In the Alexander, Ost and Knight cases, the court again recognized that the employer's right to control is the most important factor when determining whether an individual is an employee or an independent contractor. In those cases, the court focused on the following five factors: (1) the extent of the employer's control and supervision over the worker, including directions on scheduling and performance of work; (2) the kind of occupation and nature of skill required, including whether skills are obtained in the workplace; (3) responsibility for the costs of operation, such as equipment, supplies, fees, licenses, workplace, and maintenance of operations; (4) method and form of payment and benefits; and (5) length of job commitment and/or expectations. In Knight, the court noted that other courts had identified eleven factors, in addition to the control factor, for the "economic realities" analysis, but that the five step inquiry adequately covers all the factors identified by the other courts. 950 F.2d at 379 n2.

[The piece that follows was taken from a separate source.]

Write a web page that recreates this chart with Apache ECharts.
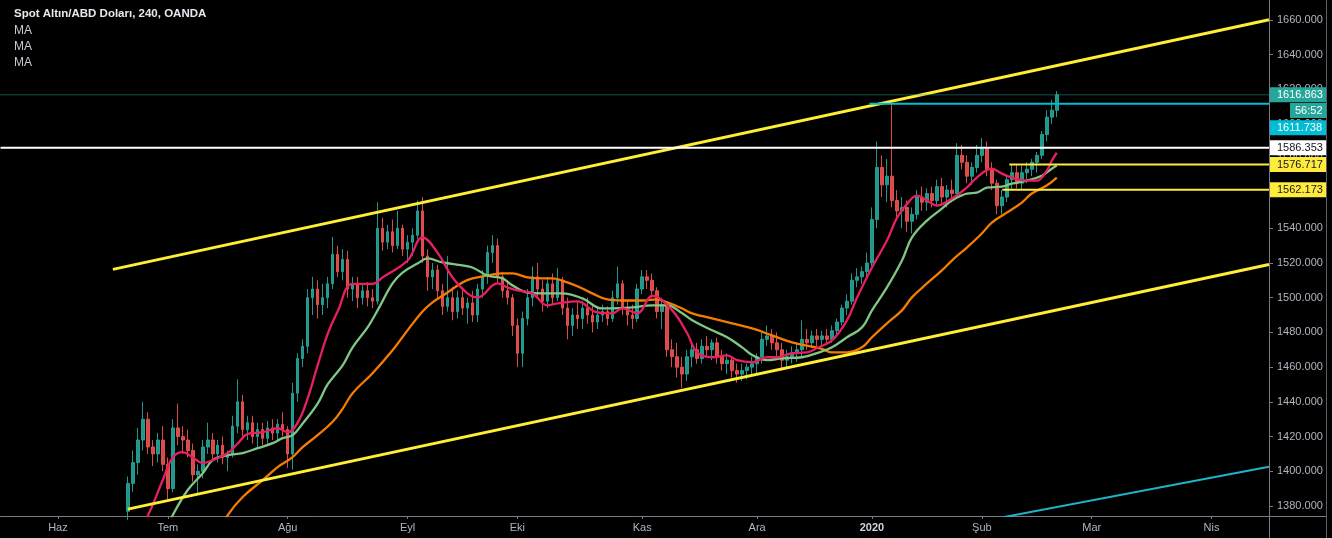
<!DOCTYPE html>
<html><head><meta charset="utf-8">
<script src="https://cdn.jsdelivr.net/npm/echarts@6/dist/echarts.min.js"></script>
<style>html,body{margin:0;padding:0;background:#000;}#c{width:1332px;height:538px;}</style>
</head><body><div id="c"></div>
<script>
// ---------- data ----------
const N = 254; // bar slots on the time axis (one per trading day)
const monthLabels = ['Haz','Tem','Ağu','Eyl','Eki','Kas','Ara','2020','Şub','Mar','Nis'];
const monthIdx    = [11, 33, 57, 81, 103, 128, 151, 174, 196, 218, 242];
const candleStart = 25;
// [open, high, low, close]
const ohlc = [
[1377,1397,1372,1393],[1393,1412,1388,1405],[1405,1425,1398,1418],[1418,1440,1412,1430],[1430,1434,1410,1414],
[1414,1418,1403,1410],[1410,1422,1405,1418],[1418,1426,1400,1404],[1404,1408,1384,1390],[1390,1430,1388,1425],
[1425,1439,1415,1420],[1420,1426,1410,1418],[1418,1424,1408,1412],[1412,1416,1394,1398],[1398,1404,1387,1400],
[1400,1418,1396,1414],[1414,1428,1410,1418],[1418,1422,1406,1410],[1410,1418,1405,1415],[1415,1420,1404,1408],
[1408,1412,1400,1410],[1410,1432,1408,1426],[1426,1453,1422,1440],[1440,1444,1420,1424],[1424,1432,1418,1428],
[1428,1432,1416,1420],[1420,1428,1414,1424],[1424,1428,1415,1419],[1419,1429,1416,1425],[1425,1430,1418,1422],
[1422,1430,1418,1427],[1427,1434,1420,1424],[1424,1426,1402,1410],[1410,1451,1401,1445],[1445,1468,1440,1465],
[1465,1476,1460,1472],[1472,1505,1468,1500],[1500,1512,1490,1505],[1505,1510,1488,1496],[1496,1508,1490,1500],
[1500,1512,1494,1508],[1508,1535,1505,1525],[1525,1530,1512,1515],[1515,1528,1510,1522],[1522,1527,1500,1505],
[1505,1512,1498,1508],[1508,1512,1494,1500],[1500,1508,1496,1504],[1504,1509,1495,1500],[1500,1505,1494,1498],
[1498,1555,1496,1540],[1540,1546,1527,1532],[1532,1542,1528,1538],[1538,1545,1526,1530],[1530,1550,1528,1540],
[1540,1542,1524,1528],[1528,1536,1520,1532],[1532,1540,1524,1536],[1536,1556,1534,1550],[1550,1558,1520,1524],
[1524,1528,1504,1512],[1512,1520,1505,1516],[1516,1519,1500,1504],[1504,1508,1490,1495],[1495,1524,1492,1500],
[1500,1506,1487,1492],[1492,1504,1488,1500],[1500,1506,1490,1494],[1494,1500,1485,1497],[1497,1504,1486,1490],
[1490,1508,1486,1505],[1505,1516,1500,1512],[1512,1530,1508,1526],[1526,1536,1520,1530],[1530,1534,1508,1512],
[1512,1515,1500,1504],[1504,1510,1496,1500],[1500,1502,1478,1484],[1484,1488,1460,1468],[1468,1492,1460,1488],
[1488,1505,1484,1500],[1500,1518,1495,1512],[1512,1520,1500,1505],[1505,1510,1492,1498],[1498,1512,1494,1508],
[1508,1514,1496,1500],[1500,1517,1498,1510],[1510,1512,1490,1494],[1494,1500,1476,1484],[1484,1494,1478,1490],
[1490,1498,1482,1488],[1488,1498,1482,1494],[1494,1500,1485,1490],[1490,1496,1480,1486],[1486,1494,1482,1490],
[1490,1496,1486,1492],[1492,1495,1484,1488],[1488,1504,1486,1500],[1500,1518,1496,1508],[1508,1510,1490,1494],
[1494,1498,1484,1490],[1490,1496,1482,1488],[1488,1508,1486,1505],[1505,1516,1502,1512],[1512,1516,1505,1510],
[1510,1514,1500,1504],[1504,1506,1488,1492],[1492,1500,1482,1496],[1496,1498,1466,1470],[1470,1476,1460,1466],
[1466,1474,1454,1460],[1460,1466,1448,1456],[1456,1470,1452,1466],[1466,1474,1460,1470],[1470,1474,1462,1465],
[1465,1476,1462,1472],[1472,1478,1466,1470],[1470,1476,1464,1474],[1474,1477,1462,1466],[1466,1470,1458,1462],
[1462,1468,1456,1464],[1464,1466,1454,1458],[1458,1462,1451,1456],[1456,1462,1452,1458],[1458,1462,1453,1460],
[1460,1466,1455,1462],[1462,1468,1456,1466],[1466,1480,1462,1476],[1476,1484,1472,1478],[1478,1482,1470,1474],
[1474,1480,1466,1470],[1470,1474,1458,1464],[1464,1470,1460,1466],[1466,1472,1462,1468],[1468,1474,1463,1470],
[1470,1487,1466,1476],[1476,1482,1470,1474],[1474,1481,1471,1478],[1478,1482,1472,1476],[1476,1481,1472,1478],
[1478,1482,1473,1476],[1476,1484,1474,1481],[1481,1488,1478,1486],[1486,1496,1484,1494],[1494,1502,1490,1498],
[1498,1514,1496,1510],[1510,1517,1506,1512],[1512,1518,1508,1515],[1515,1526,1512,1520],[1520,1552,1518,1545],
[1545,1590,1540,1575],[1575,1582,1558,1565],[1565,1580,1555,1570],[1570,1612,1552,1556],[1556,1562,1545,1550],
[1550,1558,1540,1552],[1552,1556,1538,1544],[1544,1552,1537,1548],[1548,1562,1545,1558],[1558,1564,1550,1555],
[1555,1563,1550,1560],[1560,1564,1552,1556],[1556,1568,1553,1564],[1564,1569,1554,1558],[1558,1565,1552,1562],
[1562,1568,1555,1560],[1560,1589,1558,1582],[1582,1588,1574,1578],[1578,1582,1566,1570],[1570,1578,1565,1575],
[1575,1588,1572,1582],[1582,1592,1578,1586],[1586,1590,1570,1574],[1574,1578,1562,1566],[1566,1568,1548,1553],
[1553,1562,1548,1558],[1558,1571,1555,1568],[1568,1577,1562,1572],[1572,1577,1563,1566],[1566,1576,1562,1572],
[1572,1578,1566,1574],[1574,1580,1570,1578],[1578,1584,1572,1582],[1582,1596,1580,1594],[1594,1608,1590,1604],
[1604,1614,1600,1608],[1608,1619,1604,1616.863]
];
// moving averages: [bar index, value]
const maFast = [[27,1366],[29,1374.5],[32,1395],[34,1408],[36,1411],[38,1408],[40,1404.7],[42,1406.4],[45,1410.5],[47,1416],[49,1421.5],[52,1422.5],[55,1424.8],[57,1422.5],[59,1428],[61,1442],[63,1461],[65,1479],[67,1492],[70,1508],[74,1508],[76,1511.7],[81,1521.4],[84,1534.7],[87,1526],[90,1511.7],[93,1502.5],[95,1500.2],[99,1508.2],[101,1505.9],[103,1504.2],[106,1502.5],[109,1495.6],[111,1496.7],[115,1497.9],[119,1491.5],[122,1491],[124,1493.8],[127,1491],[130,1501],[134,1492.7],[137,1479.5],[139,1468.5],[142,1465.7],[145,1466.8],[147,1464],[150,1462.8],[153,1465.7],[155,1465.7],[158,1468],[161,1468.5],[163,1471],[166,1475.4],[169,1487],[171,1500],[174,1517.4],[177,1532.9],[179,1546],[181,1554],[183,1558.8],[185,1556],[187,1553.1],[190,1557.1],[193,1563.4],[195,1569.2],[198,1574.3],[200,1571.5],[202,1569.2],[205,1567.4],[207,1567.4],[209,1573.2],[210,1578.9],[211,1583.5]];
const maMid = [[33,1368],[34,1374.8],[37,1389.2],[40,1398.9],[42,1406.4],[45,1409.3],[48,1410.5],[51,1413.3],[54,1416.2],[56,1419.1],[58,1420.8],[60,1427.5],[63,1439],[65,1450],[68,1461],[70,1471.4],[73,1482.9],[75,1492.7],[78,1508.2],[80,1514.5],[83,1519.7],[85,1522.6],[88,1520.3],[92,1518.6],[94,1517.4],[97,1512.8],[100,1511.1],[102,1507.1],[105,1503],[108,1502.5],[112,1502.5],[116,1499.6],[120,1493.8],[122,1493.8],[126,1494.4],[130,1495.6],[133,1495.6],[136,1491],[138,1487],[142,1481.2],[145,1477.2],[148,1471.4],[150,1467],[153,1464],[156,1465.1],[160,1465.7],[164,1469.1],[166,1471.4],[169,1477.2],[172,1482.9],[174,1492.7],[177,1505.9],[180,1521.4],[182,1534.7],[185,1544.4],[188,1551.3],[190,1556],[193,1560],[195,1560.5],[197,1563.4],[200,1564],[202,1565.7],[205,1567.4],[208,1570.3],[210,1574.3],[211,1576.1]];
const maSlow = [[44,1368],[45,1374.8],[48,1385.2],[52,1394.9],[55,1402.4],[58,1408.2],[60,1413.9],[63,1420.8],[66,1428.5],[68,1436],[70,1445],[74,1456.5],[78,1469.7],[81,1481.2],[84,1492],[86,1497.3],[89,1503],[92,1508.8],[94,1511.1],[97,1512.8],[100,1514],[102,1514],[105,1511.7],[108,1511.1],[110,1511.1],[113,1508.8],[116,1505.3],[118,1502.5],[121,1499],[124,1498.4],[128,1498.4],[131,1499],[133,1497.3],[136,1493.8],[138,1491],[142,1488.1],[146,1485.2],[150,1482.3],[154,1478.3],[158,1474.3],[164,1470.5],[166,1468.5],[169,1468.5],[172,1471.4],[174,1477.2],[177,1485.2],[180,1492.7],[182,1500.2],[185,1508.2],[188,1515.7],[190,1521.4],[193,1528.9],[196,1537],[198,1543.3],[201,1549],[204,1554.8],[206,1560],[209,1564.6],[211,1569.2]];
// drawn trend lines: [bar index, price]
const channelUpper = [[22,1516.3],[253.5,1660.1]];
const channelLower = [[25,1378.2],[253.5,1519.1]];
const blueLine     = [[200,1373.4],[253.5,1402.6]];
// horizontal levels
const levelPrices = [1611.738, 1586.353, 1576.717, 1562.173];
const levelStarts = [173.5, -0.5, 201.5, 200.1];
const lastPrice = 1616.863;
const countdown = '56:52';
const titleText = 'Spot Altın/ABD Doları, 240, OANDA';
const indicatorNames = ['MA','MA','MA'];

// ---------- build ----------
const FONT = 'Liberation Sans';
const categories = Array.from({length:N}, (_, i) => { const k = monthIdx.indexOf(i); return k >= 0 ? monthLabels[k] : ''; });
const candleData = categories.map((_, i) => { const r = ohlc[i - candleStart]; return r ? [r[0], r[3], r[2], r[1]] : '-'; });
const xEnd = N - 0.5;

function levelSeries(price, start, lineColor, width, type, bg, fg, offY) {
  return {
    type:'line', xAxisIndex:1, yAxisIndex:0, data:[[start, price],[xEnd, price]],
    showSymbol:false, symbol:'none', silent:true, z:5,
    lineStyle:{color:lineColor, width:width, type:type},
    endLabel:{show:true, formatter:() => price.toFixed(3), distance:1, offset:[0, offY],
      backgroundColor:bg, color:fg, fontSize:11, fontFamily:FONT, padding:[2,5,1,7], width:44, lineHeight:12}
  };
}
const levelLineColors = ['#00bcd4','#ffffff','#ffeb3b','#ffeb3b'];
const levelBg = ['#00bcd4','#ffffff','#ffeb3b','#ffeb3b'];
const levelFg = ['#ffffff','#131722','#131722','#131722'];
const levelOff = [24, 0, 0, 0];

const series = [
  {type:'candlestick', name:'XAUUSD', data:candleData, barWidth:3, z:2,
   itemStyle:{color:'#26a69a', color0:'#ef5350', borderColor:'#26a69a', borderColor0:'#ef5350', borderWidth:1, opacity:0.9}},
  {type:'line', xAxisIndex:1, data:maSlow, smooth:0.4, showSymbol:false, symbol:'none', z:3, lineStyle:{color:'#f57c00', width:2.3}},
  {type:'line', xAxisIndex:1, data:maMid, smooth:0.4, showSymbol:false, symbol:'none', z:3, lineStyle:{color:'#81c784', width:2.3}},
  {type:'line', xAxisIndex:1, data:maFast, smooth:0.4, showSymbol:false, symbol:'none', z:3, lineStyle:{color:'#e91e63', width:2.3}},
  {type:'line', xAxisIndex:1, data:channelUpper, showSymbol:false, symbol:'none', z:4, lineStyle:{color:'#ffee33', width:3}},
  {type:'line', xAxisIndex:1, data:channelLower, showSymbol:false, symbol:'none', z:4, lineStyle:{color:'#ffee33', width:3}},
  {type:'line', xAxisIndex:1, data:blueLine, showSymbol:false, symbol:'none', z:4, lineStyle:{color:'#1fb3cc', width:2}},
  levelSeries(lastPrice, -0.5, '#26a69a', 1, 'dotted', '#26a69a', '#ffffff', 0)
];
levelPrices.forEach((p, k) => series.push(levelSeries(p, levelStarts[k], levelLineColors[k], 2, 'solid', levelBg[k], levelFg[k], levelOff[k])));

const chart = echarts.init(document.getElementById('c'), null, {renderer:'canvas'});
chart.setOption({
  backgroundColor:'#000000',
  animation:false,
  title:[
    {text:titleText, left:9, top:3, padding:5, textStyle:{color:'#e6e8ee', fontSize:11.5, fontWeight:'bold', fontFamily:FONT}},
    {text:indicatorNames.join('\n'), left:9, top:18, padding:5, textStyle:{color:'#c9cbd2', fontSize:12, fontWeight:'normal', lineHeight:16, fontFamily:FONT}}
  ],
  grid:{left:0, right:63, top:0, bottom:22, containLabel:false},
  xAxis:[
    {type:'category', data:categories, boundaryGap:true,
     axisLine:{onZero:false, lineStyle:{color:'#787b86'}},
     axisTick:{show:true, alignWithLabel:true, interval:(i, v) => v !== '', length:3, lineStyle:{color:'#787b86'}},
     axisLabel:{interval:0, color:'#b2b5be', fontSize:11, fontFamily:FONT, margin:6,
       formatter:v => v === '2020' ? '{y|2020}' : v,
       rich:{y:{fontWeight:'bold', color:'#d1d4dc', fontSize:11, fontFamily:FONT}}},
     splitLine:{show:false}},
    {type:'value', min:-0.5, max:xEnd, show:false, gridIndex:0,
     axisLine:{show:false, onZero:false}, axisTick:{show:false}, axisLabel:{show:false}, splitLine:{show:false}}
  ],
  yAxis:{type:'value', position:'right', min:1374.24, max:1671.5, splitNumber:15, minInterval:20, maxInterval:20,
    axisLine:{show:true, onZero:false, lineStyle:{color:'#787b86'}},
    axisTick:{show:true, inside:false, length:4, lineStyle:{color:'#787b86'}},
    axisLabel:{color:'#b2b5be', fontSize:11, fontFamily:FONT, margin:8, showMinLabel:false, showMaxLabel:false,
      formatter:v => (Math.abs(v / 20 - Math.round(v / 20)) < 1e-6) ? v.toFixed(3) : ''},
    splitLine:{show:false}},
  graphic:[
    {type:'line', shape:{x1:1269.5, y1:516, x2:1269.5, y2:538}, style:{stroke:'#787b86', lineWidth:1}, z:10},
    {type:'line', shape:{x1:1269, y1:516.5, x2:1326, y2:516.5}, style:{stroke:'#787b86', lineWidth:1}, z:10},
    {type:'line', shape:{x1:1326.5, y1:0, x2:1326.5, y2:538}, style:{stroke:'#5d606b', lineWidth:1}, z:10},
    {type:'text', left:1290, top:103, z:20,
     style:{text:countdown, fill:'#ffffff', backgroundColor:'#26a69a', padding:[2,4,1,5], font:'11px "Liberation Sans"', lineHeight:12}}
  ],
  series:series
});
</script></body></html>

The commission finds that the complainant has failed to prove the existence of an employment relationship. With respect to the most important factor, the right to control and supervise him, including directions on scheduling and performance of work, the complainant has presented absolutely no testimony or evidence to show that the employer exercised any control over him or his work. As far as the kind of occupation and skill required, the complainant himself asserts that he was hired as a "job placement, recruitment and retention specialist." The only "equipment" mentioned in the testimony is the complainant's assertion about some disks and "other materials" that belonged to him that he never got back. The complainant's place of work is in dispute, as the complainant apparently maintains that he was at the respondent's office from 9 a.m. to 5 p.m. every day while the respondent maintains that the complainant had no set hours and that she hardly ever saw him. The complainant claims that he was to be paid "at least $300 per week" but has presented nothing to substantiate this. The parties do appear to agree, however, that the complainant was to receive $75 for each trainee that he placed in a job, and another $75 if the trainee remained in that job for a specified time, a form of payment more indicative of an independent contractor relationship. Also, the complainant has presented absolutely no testimony or evidence about being afforded any benefits. Finally, there was no evidence presented regarding length of job commitment and/or expectations.
In addition to the above, testimony by Miriam Rogers, the respondent's president and CEO, that she had contracted with an outside corporation to do job placement and recruitment prior to hiring the complainant to do such work would suggest that she had also contracted with the complainant to perform such work.
Further, the commission also notes that it held a credibility conference with the ALJ to discuss her assessment of the credibility/demeanor of the complainant and Rogers, and it was the ALJ's impression that Rogers was the more credible witness and had presented the more credible evidence.
In correspondence from the complainant received at the division on January 10, 2005, he apparently asserts that on May 15, 2004, a Frank Gumina concluded he was an employee of Bridgeman and that Bridgeman was ordered to pay him back pay in the amount of $1,171.60. The complainant has not explained what gave Gumina authority to do this and the commission is unaware of any judge by that name in Milwaukee County. Furthermore, the complainant has not stated the nature of this alleged action nor has he cited a case number for it.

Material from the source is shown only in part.